Locate the word "this" in the data below, then copy every line that holds it.

_ _ _

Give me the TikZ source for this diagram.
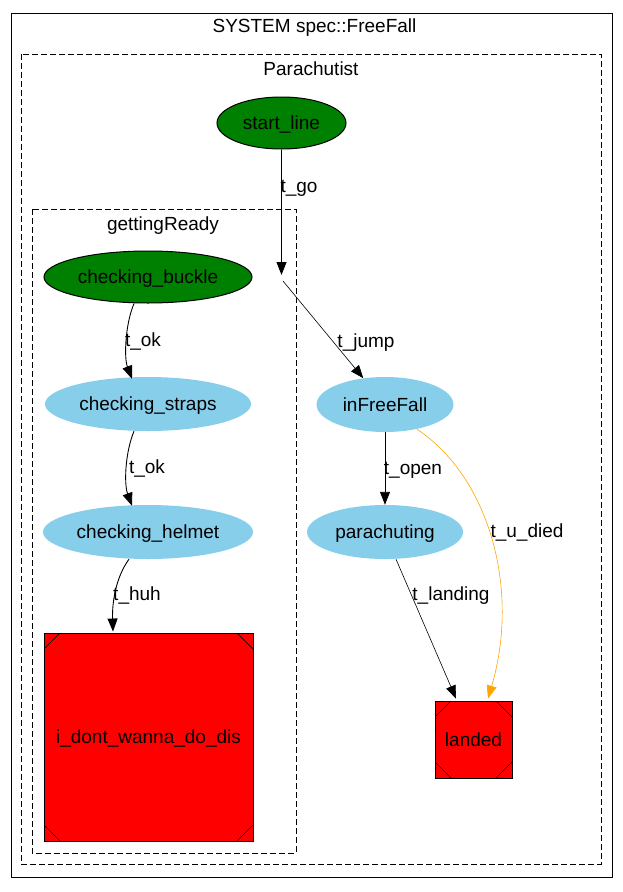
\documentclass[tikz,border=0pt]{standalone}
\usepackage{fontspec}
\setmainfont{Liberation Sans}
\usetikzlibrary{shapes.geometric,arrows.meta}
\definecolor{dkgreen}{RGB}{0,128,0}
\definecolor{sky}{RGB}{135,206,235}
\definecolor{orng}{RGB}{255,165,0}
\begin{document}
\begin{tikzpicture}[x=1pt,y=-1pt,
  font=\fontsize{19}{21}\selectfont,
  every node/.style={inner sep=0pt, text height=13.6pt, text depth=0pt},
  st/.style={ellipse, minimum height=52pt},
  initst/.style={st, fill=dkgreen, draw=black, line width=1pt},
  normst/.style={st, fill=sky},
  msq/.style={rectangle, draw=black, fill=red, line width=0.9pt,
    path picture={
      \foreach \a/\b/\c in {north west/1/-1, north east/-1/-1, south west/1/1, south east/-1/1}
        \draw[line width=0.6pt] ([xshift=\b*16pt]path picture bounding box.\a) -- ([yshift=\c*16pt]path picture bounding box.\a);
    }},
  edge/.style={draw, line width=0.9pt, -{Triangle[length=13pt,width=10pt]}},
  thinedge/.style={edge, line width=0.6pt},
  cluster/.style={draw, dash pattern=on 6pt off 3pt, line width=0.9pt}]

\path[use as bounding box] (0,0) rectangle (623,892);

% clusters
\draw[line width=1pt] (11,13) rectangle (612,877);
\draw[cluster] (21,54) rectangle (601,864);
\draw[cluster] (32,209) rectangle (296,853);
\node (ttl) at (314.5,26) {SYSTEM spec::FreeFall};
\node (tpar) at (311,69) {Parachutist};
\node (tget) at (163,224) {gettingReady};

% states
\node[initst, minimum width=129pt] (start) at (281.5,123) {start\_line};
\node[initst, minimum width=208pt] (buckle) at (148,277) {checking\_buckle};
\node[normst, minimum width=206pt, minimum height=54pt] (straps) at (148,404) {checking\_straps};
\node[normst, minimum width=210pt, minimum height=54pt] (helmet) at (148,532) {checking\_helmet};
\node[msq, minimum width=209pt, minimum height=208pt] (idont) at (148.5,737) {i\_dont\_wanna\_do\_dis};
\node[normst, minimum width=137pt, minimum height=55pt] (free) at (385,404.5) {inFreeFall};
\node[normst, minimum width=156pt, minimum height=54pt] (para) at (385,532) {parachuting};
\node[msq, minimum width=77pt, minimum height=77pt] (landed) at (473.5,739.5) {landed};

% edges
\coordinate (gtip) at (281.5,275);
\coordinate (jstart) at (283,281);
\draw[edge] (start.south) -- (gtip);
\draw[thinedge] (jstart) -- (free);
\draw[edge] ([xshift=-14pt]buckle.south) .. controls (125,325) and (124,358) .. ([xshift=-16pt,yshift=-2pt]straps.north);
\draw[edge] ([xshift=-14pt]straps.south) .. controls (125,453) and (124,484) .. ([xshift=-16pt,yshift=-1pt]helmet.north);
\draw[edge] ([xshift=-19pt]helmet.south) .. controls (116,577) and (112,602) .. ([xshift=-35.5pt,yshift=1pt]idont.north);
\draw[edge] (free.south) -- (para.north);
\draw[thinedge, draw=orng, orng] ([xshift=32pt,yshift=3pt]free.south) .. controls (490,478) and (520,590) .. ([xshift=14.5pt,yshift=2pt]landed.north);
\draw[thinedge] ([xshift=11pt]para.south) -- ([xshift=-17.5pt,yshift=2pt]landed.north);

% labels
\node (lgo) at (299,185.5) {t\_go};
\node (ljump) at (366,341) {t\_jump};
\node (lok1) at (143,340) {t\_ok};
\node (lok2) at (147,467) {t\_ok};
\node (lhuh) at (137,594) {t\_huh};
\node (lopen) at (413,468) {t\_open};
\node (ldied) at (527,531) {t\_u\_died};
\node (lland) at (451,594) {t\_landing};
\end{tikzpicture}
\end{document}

_ _ _

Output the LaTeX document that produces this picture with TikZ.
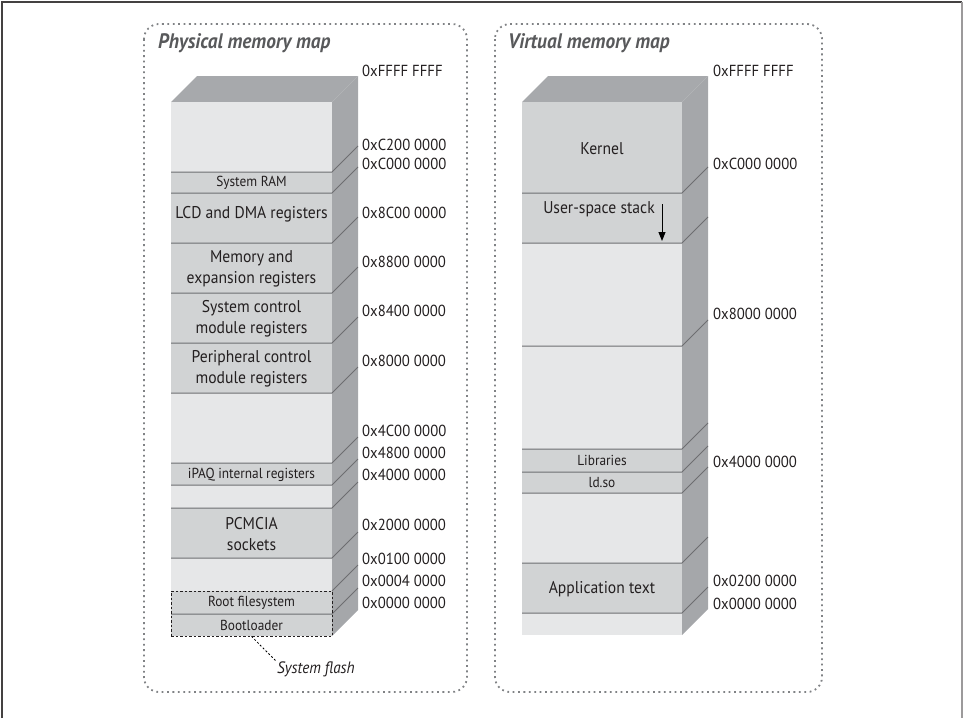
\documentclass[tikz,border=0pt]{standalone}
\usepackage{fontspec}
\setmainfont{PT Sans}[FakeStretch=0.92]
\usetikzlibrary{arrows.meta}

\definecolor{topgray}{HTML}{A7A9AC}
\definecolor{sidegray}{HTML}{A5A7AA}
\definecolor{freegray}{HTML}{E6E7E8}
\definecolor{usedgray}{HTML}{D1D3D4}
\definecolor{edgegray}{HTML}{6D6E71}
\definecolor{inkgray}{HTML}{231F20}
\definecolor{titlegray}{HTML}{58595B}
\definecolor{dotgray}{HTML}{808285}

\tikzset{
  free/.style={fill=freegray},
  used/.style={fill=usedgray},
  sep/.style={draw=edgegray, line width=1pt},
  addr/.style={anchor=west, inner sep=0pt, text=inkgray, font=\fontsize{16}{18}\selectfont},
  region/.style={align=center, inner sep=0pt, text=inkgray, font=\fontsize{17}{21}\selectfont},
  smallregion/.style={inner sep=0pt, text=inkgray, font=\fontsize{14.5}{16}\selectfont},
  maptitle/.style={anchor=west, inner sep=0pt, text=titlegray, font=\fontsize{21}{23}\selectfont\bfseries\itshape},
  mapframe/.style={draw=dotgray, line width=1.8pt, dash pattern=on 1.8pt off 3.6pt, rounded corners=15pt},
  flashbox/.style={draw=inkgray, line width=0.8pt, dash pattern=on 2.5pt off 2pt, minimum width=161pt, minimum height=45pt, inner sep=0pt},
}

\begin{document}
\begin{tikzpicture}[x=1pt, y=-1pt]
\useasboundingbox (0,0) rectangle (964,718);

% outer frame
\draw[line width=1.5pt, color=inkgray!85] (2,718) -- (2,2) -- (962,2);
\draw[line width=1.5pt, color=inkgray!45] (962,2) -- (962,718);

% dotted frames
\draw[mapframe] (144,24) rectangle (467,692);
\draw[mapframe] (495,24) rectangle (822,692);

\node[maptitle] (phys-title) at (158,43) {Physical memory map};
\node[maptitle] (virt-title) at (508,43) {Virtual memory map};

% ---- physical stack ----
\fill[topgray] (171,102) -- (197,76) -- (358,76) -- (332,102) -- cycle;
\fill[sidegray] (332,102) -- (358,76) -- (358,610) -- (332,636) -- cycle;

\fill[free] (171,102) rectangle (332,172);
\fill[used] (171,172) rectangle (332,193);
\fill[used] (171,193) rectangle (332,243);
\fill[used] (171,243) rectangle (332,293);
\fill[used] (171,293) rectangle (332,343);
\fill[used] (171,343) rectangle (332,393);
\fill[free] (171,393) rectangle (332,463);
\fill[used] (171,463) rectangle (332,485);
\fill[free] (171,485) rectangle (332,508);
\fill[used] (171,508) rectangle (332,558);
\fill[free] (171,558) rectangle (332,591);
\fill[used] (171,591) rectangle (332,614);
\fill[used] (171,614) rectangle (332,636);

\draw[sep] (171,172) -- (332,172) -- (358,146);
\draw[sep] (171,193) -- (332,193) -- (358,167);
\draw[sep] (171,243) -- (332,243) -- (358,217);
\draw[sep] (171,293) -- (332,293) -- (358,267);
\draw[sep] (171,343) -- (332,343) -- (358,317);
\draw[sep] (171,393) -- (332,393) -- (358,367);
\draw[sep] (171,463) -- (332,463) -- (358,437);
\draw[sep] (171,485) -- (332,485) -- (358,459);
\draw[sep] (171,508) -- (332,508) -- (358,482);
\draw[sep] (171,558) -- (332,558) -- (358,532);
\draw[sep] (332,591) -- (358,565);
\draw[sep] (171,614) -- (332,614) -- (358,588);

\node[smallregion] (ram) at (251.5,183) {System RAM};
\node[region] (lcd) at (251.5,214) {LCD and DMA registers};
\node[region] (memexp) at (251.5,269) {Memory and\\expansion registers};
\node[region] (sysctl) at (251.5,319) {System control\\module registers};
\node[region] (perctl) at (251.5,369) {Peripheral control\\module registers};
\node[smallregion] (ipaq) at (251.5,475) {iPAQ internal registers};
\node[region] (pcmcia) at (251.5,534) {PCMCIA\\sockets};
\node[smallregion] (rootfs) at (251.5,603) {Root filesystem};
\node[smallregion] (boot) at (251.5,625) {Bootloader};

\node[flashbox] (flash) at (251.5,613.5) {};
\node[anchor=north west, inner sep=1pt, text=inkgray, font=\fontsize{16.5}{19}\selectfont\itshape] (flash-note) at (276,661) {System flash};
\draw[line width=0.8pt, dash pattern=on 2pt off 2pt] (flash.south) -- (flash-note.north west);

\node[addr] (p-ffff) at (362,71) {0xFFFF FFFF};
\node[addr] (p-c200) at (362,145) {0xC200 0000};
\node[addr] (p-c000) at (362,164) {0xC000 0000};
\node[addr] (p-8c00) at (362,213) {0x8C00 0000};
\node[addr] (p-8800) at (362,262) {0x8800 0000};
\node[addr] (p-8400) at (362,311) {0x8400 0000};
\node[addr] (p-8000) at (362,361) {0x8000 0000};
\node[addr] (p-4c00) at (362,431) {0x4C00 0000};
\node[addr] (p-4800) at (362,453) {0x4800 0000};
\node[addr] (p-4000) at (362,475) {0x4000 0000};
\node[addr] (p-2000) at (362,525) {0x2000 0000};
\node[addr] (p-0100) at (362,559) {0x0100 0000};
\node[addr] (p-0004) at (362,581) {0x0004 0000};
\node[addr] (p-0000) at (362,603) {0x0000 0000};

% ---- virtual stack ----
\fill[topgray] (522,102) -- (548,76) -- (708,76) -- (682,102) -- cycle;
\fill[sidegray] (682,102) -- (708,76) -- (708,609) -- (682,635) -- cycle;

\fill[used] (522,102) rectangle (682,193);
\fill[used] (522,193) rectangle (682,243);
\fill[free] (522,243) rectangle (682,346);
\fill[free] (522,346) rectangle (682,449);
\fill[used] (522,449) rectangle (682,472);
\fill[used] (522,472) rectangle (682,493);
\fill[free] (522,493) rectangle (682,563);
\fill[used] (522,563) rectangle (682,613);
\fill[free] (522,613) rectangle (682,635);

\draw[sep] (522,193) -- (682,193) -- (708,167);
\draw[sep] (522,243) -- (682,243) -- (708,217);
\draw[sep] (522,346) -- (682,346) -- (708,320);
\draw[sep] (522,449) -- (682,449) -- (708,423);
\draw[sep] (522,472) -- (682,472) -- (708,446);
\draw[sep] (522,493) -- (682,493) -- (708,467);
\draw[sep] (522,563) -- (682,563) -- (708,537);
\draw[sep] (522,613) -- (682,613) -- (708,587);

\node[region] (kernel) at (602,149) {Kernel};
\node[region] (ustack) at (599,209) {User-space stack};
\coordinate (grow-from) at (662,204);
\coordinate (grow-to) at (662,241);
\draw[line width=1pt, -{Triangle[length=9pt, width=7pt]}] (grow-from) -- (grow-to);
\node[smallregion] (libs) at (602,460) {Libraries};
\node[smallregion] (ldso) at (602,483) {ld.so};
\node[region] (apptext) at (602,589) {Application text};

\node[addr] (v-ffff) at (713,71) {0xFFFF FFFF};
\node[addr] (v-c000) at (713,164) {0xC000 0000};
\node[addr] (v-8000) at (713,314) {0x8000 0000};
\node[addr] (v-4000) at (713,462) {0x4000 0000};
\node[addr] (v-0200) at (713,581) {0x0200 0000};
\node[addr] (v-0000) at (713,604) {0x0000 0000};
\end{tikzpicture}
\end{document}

_ _ _

_WORKED SOLUTION:_
Give me the TikZ source for this diagram.
Output the LaTeX document that produces this picture with TikZ.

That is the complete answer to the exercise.